A comparison of fixed-rate mortgages and adjustable-rate mortgages should be an important consideration for any borrower who wants to purchase a home, refinance an existing mortgage or take out a home equity loan or line of credit — also called a second mortgage.
The main advantage of fixed-rate mortgages is that — just as the name implies — the interest rate on these mortgages is fixed and will never change. That means the interest rate — and the monthly principal and interest payment — will be essentially the same in the last month of the loan as it was in the first month of the loan.
For the borrower, a fixed-rate mortgage offers peace of mind that the lender can never change the interest rate.
The main disadvantage of fixed-rate mortgages is that the initial interest rate on these mortgages is generally higher than the initial interest rate on an ARM.
The higher interest rates on fixed-rate mortgages mean these mortgages may be more expensive than ARMs over time for borrowers. But if market interest rates rise, borrowers who have fixed-rate mortgages will still have the advantage of that lower fixed rate and may save money.

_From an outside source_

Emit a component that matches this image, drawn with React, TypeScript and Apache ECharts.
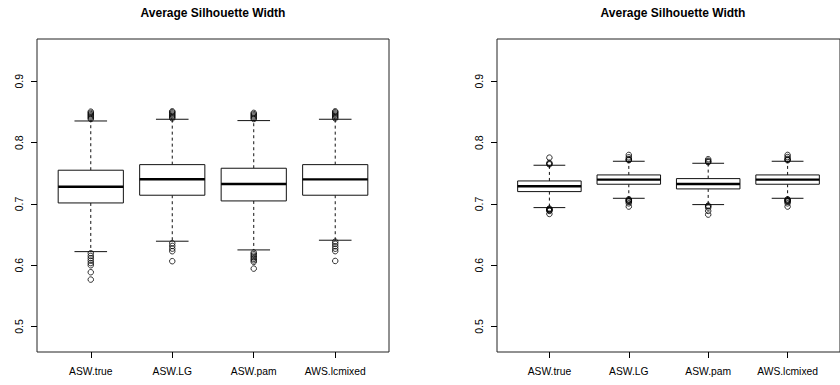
import React, { useEffect, useRef } from "react";
import * as echarts from "echarts";

const categories = ["ASW.true", "ASW.LG", "ASW.pam", "AWS.lcmixed"];
const yTicks = [0.5, 0.6, 0.7, 0.8, 0.9];
const titleText = "Average Silhouette Width";

// [lower whisker, Q1, median, Q3, upper whisker]
const leftStats = [
  [0.6222, 0.7016, 0.728, 0.755, 0.8353],
  [0.6392, 0.7142, 0.7402, 0.7641, 0.8381],
  [0.625, 0.7049, 0.7326, 0.7582, 0.8359],
  [0.6408, 0.7142, 0.74, 0.7641, 0.8381],
];
const leftOutliers = [
  [0.8385, 0.8405, 0.8425, 0.8445, 0.8465, 0.8485, 0.8505, 0.6196, 0.6152, 0.6114, 0.6075, 0.6035, 0.6, 0.5886, 0.5766],
  [0.8395, 0.8415, 0.8435, 0.8455, 0.8475, 0.8495, 0.851, 0.6359, 0.6315, 0.6271, 0.6229, 0.6066],
  [0.8385, 0.8405, 0.8425, 0.8445, 0.8465, 0.8485, 0.6206, 0.618, 0.6155, 0.613, 0.6105, 0.608, 0.6055, 0.5945],
  [0.8395, 0.8415, 0.8435, 0.8455, 0.8475, 0.8495, 0.851, 0.6385, 0.635, 0.631, 0.627, 0.623, 0.607],
];

const rightStats = [
  [0.694, 0.7201, 0.7288, 0.7375, 0.7631],
  [0.7092, 0.7321, 0.7397, 0.7473, 0.7696],
  [0.6989, 0.7245, 0.7326, 0.7413, 0.7663],
  [0.7092, 0.7321, 0.7397, 0.7473, 0.7696],
];
const rightOutliers = [
  [0.7645, 0.7655, 0.767, 0.7755, 0.6925, 0.6915, 0.6905, 0.6895, 0.6886, 0.6837],
  [0.7712, 0.7722, 0.7732, 0.776, 0.7799, 0.7076, 0.7066, 0.7056, 0.7046, 0.7036, 0.701, 0.6957],
  [0.768, 0.769, 0.7705, 0.7729, 0.6973, 0.6963, 0.694, 0.6886, 0.6826],
  [0.7712, 0.7722, 0.7735, 0.7765, 0.7799, 0.7076, 0.7066, 0.7056, 0.7046, 0.7036, 0.701, 0.6957],
];

const FONT = "Liberation Sans, Arial, sans-serif";

function renderBox(params: any, api: any) {
  const x = api.value(0);
  const lo = api.coord([x, api.value(1)]);
  const q1 = api.coord([x, api.value(2)]);
  const med = api.coord([x, api.value(3)]);
  const q3 = api.coord([x, api.value(4)]);
  const hi = api.coord([x, api.value(5)]);
  const half = api.size([0.4, 0])[0];
  const stap = half / 2;
  const cx = q1[0];
  const stroke = "#111";
  return {
    type: "group",
    children: [
      { type: "line", shape: { x1: cx, y1: q3[1], x2: cx, y2: hi[1] }, style: { stroke, lineWidth: 1, lineDash: [3, 3] } },
      { type: "line", shape: { x1: cx, y1: q1[1], x2: cx, y2: lo[1] }, style: { stroke, lineWidth: 1, lineDash: [3, 3] } },
      { type: "line", shape: { x1: cx - stap, y1: hi[1], x2: cx + stap, y2: hi[1] }, style: { stroke, lineWidth: 1 } },
      { type: "line", shape: { x1: cx - stap, y1: lo[1], x2: cx + stap, y2: lo[1] }, style: { stroke, lineWidth: 1 } },
      { type: "rect", shape: { x: cx - half, y: q3[1], width: 2 * half, height: q1[1] - q3[1] }, style: { fill: "#fff", stroke, lineWidth: 1 } },
      { type: "line", shape: { x1: cx - half, y1: med[1], x2: cx + half, y2: med[1] }, style: { stroke: "#000", lineWidth: 2.4 } },
    ],
  };
}

function makeAxes(gridIndex: number) {
  const xAxis = {
    type: "value",
    gridIndex,
    min: 0.34,
    max: 4.66,
    splitLine: { show: false },
    axisLine: { show: false },
    axisTick: { show: true, length: 6, customValues: [1, 2, 3, 4], lineStyle: { color: "#000" } },
    axisLabel: {
      customValues: [1, 2, 3, 4],
      formatter: (v: number) => categories[Math.round(v) - 1],
      fontFamily: FONT,
      fontSize: 10.3,
      color: "#000",
      margin: 14,
    },
  };
  const yAxis = {
    type: "value",
    gridIndex,
    min: 0.4585,
    max: 0.969,
    splitLine: { show: false },
    axisLine: { show: false },
    axisTick: { show: true, length: 6, customValues: yTicks, lineStyle: { color: "#000" } },
    axisLabel: {
      customValues: yTicks,
      rotate: 90,
      formatter: (v: number) => v.toFixed(1),
      fontFamily: FONT,
      fontSize: 10.5,
      color: "#000",
      margin: 13,
    },
  };
  return { xAxis, yAxis };
}

export default function App() {
  const ref = useRef<HTMLDivElement>(null);
  useEffect(() => {
    if (!ref.current) return;
    const chart = echarts.init(ref.current, null, { renderer: "svg" });
    const a0 = makeAxes(0);
    const a1 = makeAxes(1);
    const boxData = (stats: number[][]) => stats.map((s, i) => [i + 1, ...s]);
    const outData = (outs: number[][]) => {
      const d: number[][] = [];
      outs.forEach((arr, i) => arr.forEach((v) => d.push([i + 1, v])));
      return d;
    };
    const scatterCommon = {
      type: "scatter",
      symbol: "circle",
      symbolSize: 5.5,
      itemStyle: { color: "transparent", borderColor: "#000", borderWidth: 1 },
      z: 3,
    };
    chart.setOption({
      animation: false,
      backgroundColor: "#fff",
      grid: [
        { left: 37, top: 39, width: 352, height: 313, show: true, borderColor: "#222", borderWidth: 1, backgroundColor: "transparent" },
        { left: 497, top: 39, width: 352, height: 313, show: true, borderColor: "#222", borderWidth: 1, backgroundColor: "transparent" },
      ],
      xAxis: [a0.xAxis, a1.xAxis],
      yAxis: [a0.yAxis, a1.yAxis],
      graphic: [
        { type: "text", x: 213, y: 13, style: { text: titleText, font: `bold 12px ${FONT}`, fill: "#000", align: "center", verticalAlign: "middle" } },
        { type: "text", x: 673, y: 13, style: { text: titleText, font: `bold 12px ${FONT}`, fill: "#000", align: "center", verticalAlign: "middle" } },
      ],
      series: [
        { type: "custom", xAxisIndex: 0, yAxisIndex: 0, renderItem: renderBox, encode: { x: 0, y: [1, 2, 3, 4, 5] }, data: boxData(leftStats), z: 2 },
        { ...scatterCommon, xAxisIndex: 0, yAxisIndex: 0, data: outData(leftOutliers) },
        { type: "custom", xAxisIndex: 1, yAxisIndex: 1, renderItem: renderBox, encode: { x: 0, y: [1, 2, 3, 4, 5] }, data: boxData(rightStats), z: 2 },
        { ...scatterCommon, xAxisIndex: 1, yAxisIndex: 1, data: outData(rightOutliers) },
      ],
    });
    return () => chart.dispose();
  }, []);
  return <div ref={ref} style={{ position: "fixed", left: 0, top: 0, width: 840, height: 385, background: "#fff" }} />;
}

The most popular fixed-rate mortgages that can be taken out are for 15 years or 30 years — but that’s another decision the borrower who chooses a fixed-rate mortgage will have to make.
In general, 30-year fixed-rate mortgages offer lower monthly payments than 15-year fixed-rate mortgages. However, 15-year mortgages allow borrowers to pay off the loan sooner and reduce the interest expense over the term of the loan. Borrowers who choose the shorter term should be sure they feel comfortable with the higher payments.